__Source records__:
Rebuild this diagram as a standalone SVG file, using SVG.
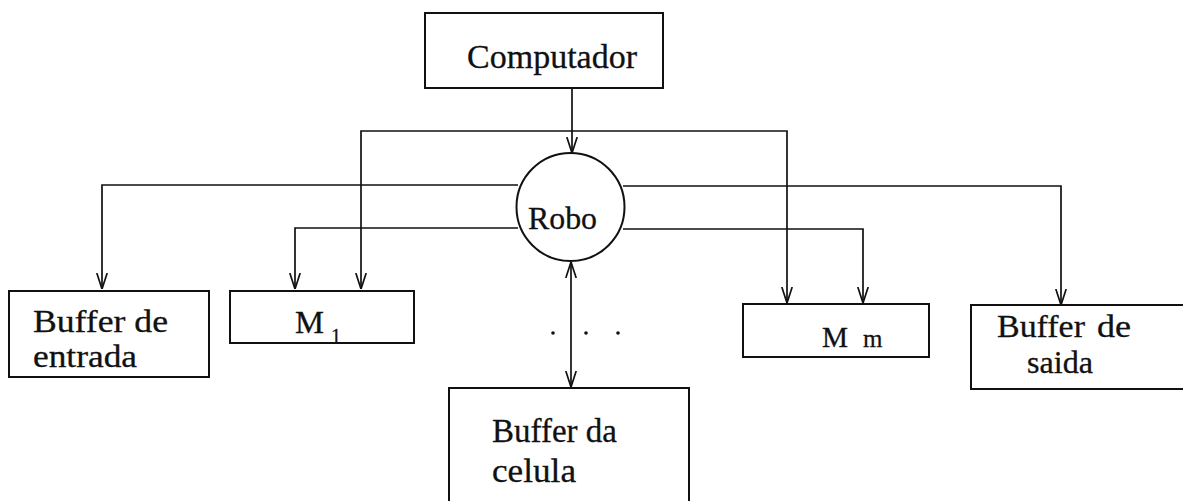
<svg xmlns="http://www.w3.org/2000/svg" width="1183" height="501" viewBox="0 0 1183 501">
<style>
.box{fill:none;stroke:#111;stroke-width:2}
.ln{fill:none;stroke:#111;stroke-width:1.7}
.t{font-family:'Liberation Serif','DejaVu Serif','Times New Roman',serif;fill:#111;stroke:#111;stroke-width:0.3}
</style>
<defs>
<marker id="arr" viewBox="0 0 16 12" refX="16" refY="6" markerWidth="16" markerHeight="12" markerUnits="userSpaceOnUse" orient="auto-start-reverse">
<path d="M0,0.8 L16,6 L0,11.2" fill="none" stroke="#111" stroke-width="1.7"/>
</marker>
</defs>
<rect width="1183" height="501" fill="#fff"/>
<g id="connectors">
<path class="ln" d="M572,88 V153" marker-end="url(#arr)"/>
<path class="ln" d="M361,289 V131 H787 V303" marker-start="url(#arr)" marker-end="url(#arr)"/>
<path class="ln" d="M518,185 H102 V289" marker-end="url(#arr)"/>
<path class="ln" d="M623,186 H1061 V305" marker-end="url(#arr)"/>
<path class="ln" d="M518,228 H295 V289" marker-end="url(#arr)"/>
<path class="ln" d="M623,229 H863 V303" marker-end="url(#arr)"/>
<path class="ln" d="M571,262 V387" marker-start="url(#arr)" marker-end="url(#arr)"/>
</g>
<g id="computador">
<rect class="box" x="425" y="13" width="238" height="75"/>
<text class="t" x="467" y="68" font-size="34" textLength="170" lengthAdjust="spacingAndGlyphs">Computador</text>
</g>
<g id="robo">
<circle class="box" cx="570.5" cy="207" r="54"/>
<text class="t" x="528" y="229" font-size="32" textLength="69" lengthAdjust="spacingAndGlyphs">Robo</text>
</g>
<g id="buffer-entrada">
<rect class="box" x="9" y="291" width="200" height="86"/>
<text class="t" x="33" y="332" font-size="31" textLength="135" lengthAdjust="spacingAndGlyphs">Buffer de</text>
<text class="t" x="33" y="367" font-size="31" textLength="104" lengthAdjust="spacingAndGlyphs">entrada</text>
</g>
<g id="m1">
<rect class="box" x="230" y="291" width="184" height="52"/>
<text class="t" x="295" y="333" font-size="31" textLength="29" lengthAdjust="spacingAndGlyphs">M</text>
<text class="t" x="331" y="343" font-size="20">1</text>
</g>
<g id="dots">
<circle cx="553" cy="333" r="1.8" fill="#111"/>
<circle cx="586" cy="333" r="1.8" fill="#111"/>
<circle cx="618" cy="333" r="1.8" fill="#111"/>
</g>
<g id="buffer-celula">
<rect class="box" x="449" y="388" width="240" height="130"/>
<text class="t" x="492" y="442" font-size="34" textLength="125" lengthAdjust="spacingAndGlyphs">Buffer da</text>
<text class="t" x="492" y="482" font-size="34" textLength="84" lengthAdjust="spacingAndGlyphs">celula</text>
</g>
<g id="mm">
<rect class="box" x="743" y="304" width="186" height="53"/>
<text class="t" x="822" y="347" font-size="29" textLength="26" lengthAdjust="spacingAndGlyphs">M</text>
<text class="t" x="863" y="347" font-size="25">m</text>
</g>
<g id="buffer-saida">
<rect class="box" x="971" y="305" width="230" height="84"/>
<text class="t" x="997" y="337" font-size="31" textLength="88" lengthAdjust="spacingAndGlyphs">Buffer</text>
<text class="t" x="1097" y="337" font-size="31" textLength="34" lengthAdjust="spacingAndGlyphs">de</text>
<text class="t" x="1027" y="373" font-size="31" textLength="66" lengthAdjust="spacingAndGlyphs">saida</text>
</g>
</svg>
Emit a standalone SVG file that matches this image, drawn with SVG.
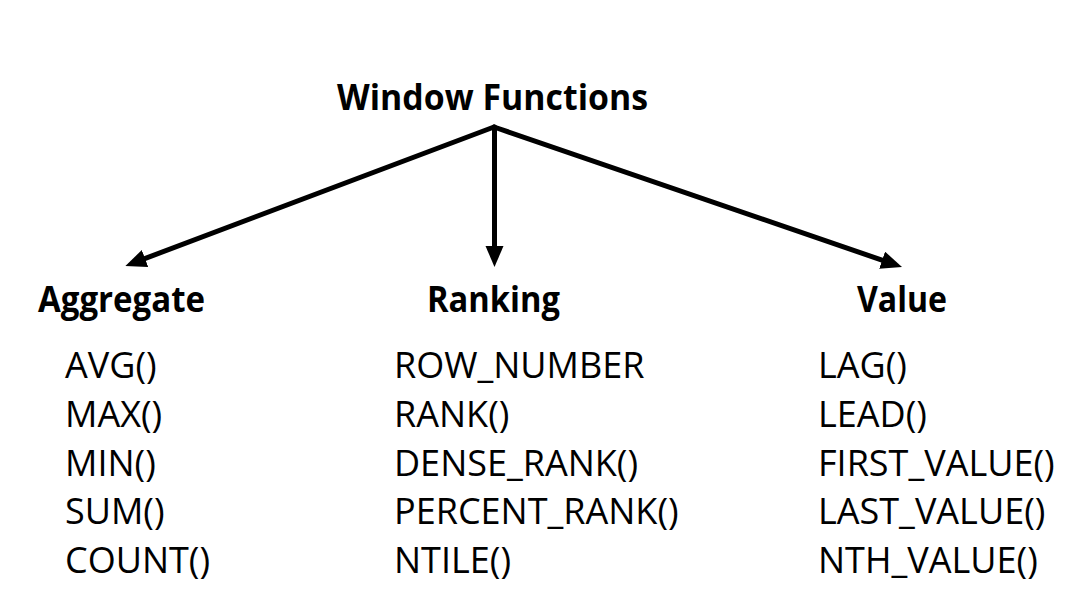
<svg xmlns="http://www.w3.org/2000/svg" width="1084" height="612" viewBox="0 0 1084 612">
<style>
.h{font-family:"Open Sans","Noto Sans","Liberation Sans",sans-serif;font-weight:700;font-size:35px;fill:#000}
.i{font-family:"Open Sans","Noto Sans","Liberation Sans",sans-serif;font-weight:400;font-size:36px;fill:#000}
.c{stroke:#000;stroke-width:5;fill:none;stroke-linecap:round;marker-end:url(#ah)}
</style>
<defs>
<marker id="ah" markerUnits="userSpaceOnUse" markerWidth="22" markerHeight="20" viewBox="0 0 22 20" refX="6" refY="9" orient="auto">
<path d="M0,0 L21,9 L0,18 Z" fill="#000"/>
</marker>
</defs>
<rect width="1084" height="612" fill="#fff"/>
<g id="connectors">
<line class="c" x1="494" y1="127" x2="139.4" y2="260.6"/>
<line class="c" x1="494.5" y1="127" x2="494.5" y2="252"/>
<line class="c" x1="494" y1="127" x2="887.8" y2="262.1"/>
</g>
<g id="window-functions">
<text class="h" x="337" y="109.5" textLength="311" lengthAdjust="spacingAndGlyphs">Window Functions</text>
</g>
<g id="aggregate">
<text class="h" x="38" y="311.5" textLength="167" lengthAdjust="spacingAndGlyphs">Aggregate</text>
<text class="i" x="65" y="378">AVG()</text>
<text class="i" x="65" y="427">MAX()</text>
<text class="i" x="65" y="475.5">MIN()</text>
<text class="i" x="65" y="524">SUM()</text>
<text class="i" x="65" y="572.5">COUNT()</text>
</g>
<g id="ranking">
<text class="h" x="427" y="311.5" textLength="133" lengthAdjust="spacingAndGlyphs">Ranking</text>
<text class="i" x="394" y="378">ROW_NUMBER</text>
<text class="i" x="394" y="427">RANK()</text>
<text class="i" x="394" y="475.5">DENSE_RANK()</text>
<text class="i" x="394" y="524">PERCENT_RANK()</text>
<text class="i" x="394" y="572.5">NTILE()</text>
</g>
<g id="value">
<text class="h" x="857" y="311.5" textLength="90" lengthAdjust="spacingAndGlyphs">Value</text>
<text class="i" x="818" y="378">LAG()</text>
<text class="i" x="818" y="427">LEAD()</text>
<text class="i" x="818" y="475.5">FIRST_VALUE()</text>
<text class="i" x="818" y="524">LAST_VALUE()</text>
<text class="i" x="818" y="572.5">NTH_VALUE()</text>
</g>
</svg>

__Directions__:
Go back to the records above and write them out exactly, without the pictures.

__Finished task__:
Rebuild this diagram as a standalone SVG file, using SVG.
<svg xmlns="http://www.w3.org/2000/svg" width="1183" height="501" viewBox="0 0 1183 501">
<style>
.box{fill:none;stroke:#111;stroke-width:2}
.ln{fill:none;stroke:#111;stroke-width:1.7}
.t{font-family:'Liberation Serif','DejaVu Serif','Times New Roman',serif;fill:#111;stroke:#111;stroke-width:0.3}
</style>
<defs>
<marker id="arr" viewBox="0 0 16 12" refX="16" refY="6" markerWidth="16" markerHeight="12" markerUnits="userSpaceOnUse" orient="auto-start-reverse">
<path d="M0,0.8 L16,6 L0,11.2" fill="none" stroke="#111" stroke-width="1.7"/>
</marker>
</defs>
<rect width="1183" height="501" fill="#fff"/>
<g id="connectors">
<path class="ln" d="M572,88 V153" marker-end="url(#arr)"/>
<path class="ln" d="M361,289 V131 H787 V303" marker-start="url(#arr)" marker-end="url(#arr)"/>
<path class="ln" d="M518,185 H102 V289" marker-end="url(#arr)"/>
<path class="ln" d="M623,186 H1061 V305" marker-end="url(#arr)"/>
<path class="ln" d="M518,228 H295 V289" marker-end="url(#arr)"/>
<path class="ln" d="M623,229 H863 V303" marker-end="url(#arr)"/>
<path class="ln" d="M571,262 V387" marker-start="url(#arr)" marker-end="url(#arr)"/>
</g>
<g id="computador">
<rect class="box" x="425" y="13" width="238" height="75"/>
<text class="t" x="467" y="68" font-size="34" textLength="170" lengthAdjust="spacingAndGlyphs">Computador</text>
</g>
<g id="robo">
<circle class="box" cx="570.5" cy="207" r="54"/>
<text class="t" x="528" y="229" font-size="32" textLength="69" lengthAdjust="spacingAndGlyphs">Robo</text>
</g>
<g id="buffer-entrada">
<rect class="box" x="9" y="291" width="200" height="86"/>
<text class="t" x="33" y="332" font-size="31" textLength="135" lengthAdjust="spacingAndGlyphs">Buffer de</text>
<text class="t" x="33" y="367" font-size="31" textLength="104" lengthAdjust="spacingAndGlyphs">entrada</text>
</g>
<g id="m1">
<rect class="box" x="230" y="291" width="184" height="52"/>
<text class="t" x="295" y="333" font-size="31" textLength="29" lengthAdjust="spacingAndGlyphs">M</text>
<text class="t" x="331" y="343" font-size="20">1</text>
</g>
<g id="dots">
<circle cx="553" cy="333" r="1.8" fill="#111"/>
<circle cx="586" cy="333" r="1.8" fill="#111"/>
<circle cx="618" cy="333" r="1.8" fill="#111"/>
</g>
<g id="buffer-celula">
<rect class="box" x="449" y="388" width="240" height="130"/>
<text class="t" x="492" y="442" font-size="34" textLength="125" lengthAdjust="spacingAndGlyphs">Buffer da</text>
<text class="t" x="492" y="482" font-size="34" textLength="84" lengthAdjust="spacingAndGlyphs">celula</text>
</g>
<g id="mm">
<rect class="box" x="743" y="304" width="186" height="53"/>
<text class="t" x="822" y="347" font-size="29" textLength="26" lengthAdjust="spacingAndGlyphs">M</text>
<text class="t" x="863" y="347" font-size="25">m</text>
</g>
<g id="buffer-saida">
<rect class="box" x="971" y="305" width="230" height="84"/>
<text class="t" x="997" y="337" font-size="31" textLength="88" lengthAdjust="spacingAndGlyphs">Buffer</text>
<text class="t" x="1097" y="337" font-size="31" textLength="34" lengthAdjust="spacingAndGlyphs">de</text>
<text class="t" x="1027" y="373" font-size="31" textLength="66" lengthAdjust="spacingAndGlyphs">saida</text>
</g>
</svg>
Emit a standalone SVG file that matches this image, drawn with SVG.
<svg xmlns="http://www.w3.org/2000/svg" width="1084" height="612" viewBox="0 0 1084 612">
<style>
.h{font-family:"Open Sans","Noto Sans","Liberation Sans",sans-serif;font-weight:700;font-size:35px;fill:#000}
.i{font-family:"Open Sans","Noto Sans","Liberation Sans",sans-serif;font-weight:400;font-size:36px;fill:#000}
.c{stroke:#000;stroke-width:5;fill:none;stroke-linecap:round;marker-end:url(#ah)}
</style>
<defs>
<marker id="ah" markerUnits="userSpaceOnUse" markerWidth="22" markerHeight="20" viewBox="0 0 22 20" refX="6" refY="9" orient="auto">
<path d="M0,0 L21,9 L0,18 Z" fill="#000"/>
</marker>
</defs>
<rect width="1084" height="612" fill="#fff"/>
<g id="connectors">
<line class="c" x1="494" y1="127" x2="139.4" y2="260.6"/>
<line class="c" x1="494.5" y1="127" x2="494.5" y2="252"/>
<line class="c" x1="494" y1="127" x2="887.8" y2="262.1"/>
</g>
<g id="window-functions">
<text class="h" x="337" y="109.5" textLength="311" lengthAdjust="spacingAndGlyphs">Window Functions</text>
</g>
<g id="aggregate">
<text class="h" x="38" y="311.5" textLength="167" lengthAdjust="spacingAndGlyphs">Aggregate</text>
<text class="i" x="65" y="378">AVG()</text>
<text class="i" x="65" y="427">MAX()</text>
<text class="i" x="65" y="475.5">MIN()</text>
<text class="i" x="65" y="524">SUM()</text>
<text class="i" x="65" y="572.5">COUNT()</text>
</g>
<g id="ranking">
<text class="h" x="427" y="311.5" textLength="133" lengthAdjust="spacingAndGlyphs">Ranking</text>
<text class="i" x="394" y="378">ROW_NUMBER</text>
<text class="i" x="394" y="427">RANK()</text>
<text class="i" x="394" y="475.5">DENSE_RANK()</text>
<text class="i" x="394" y="524">PERCENT_RANK()</text>
<text class="i" x="394" y="572.5">NTILE()</text>
</g>
<g id="value">
<text class="h" x="857" y="311.5" textLength="90" lengthAdjust="spacingAndGlyphs">Value</text>
<text class="i" x="818" y="378">LAG()</text>
<text class="i" x="818" y="427">LEAD()</text>
<text class="i" x="818" y="475.5">FIRST_VALUE()</text>
<text class="i" x="818" y="524">LAST_VALUE()</text>
<text class="i" x="818" y="572.5">NTH_VALUE()</text>
</g>
</svg>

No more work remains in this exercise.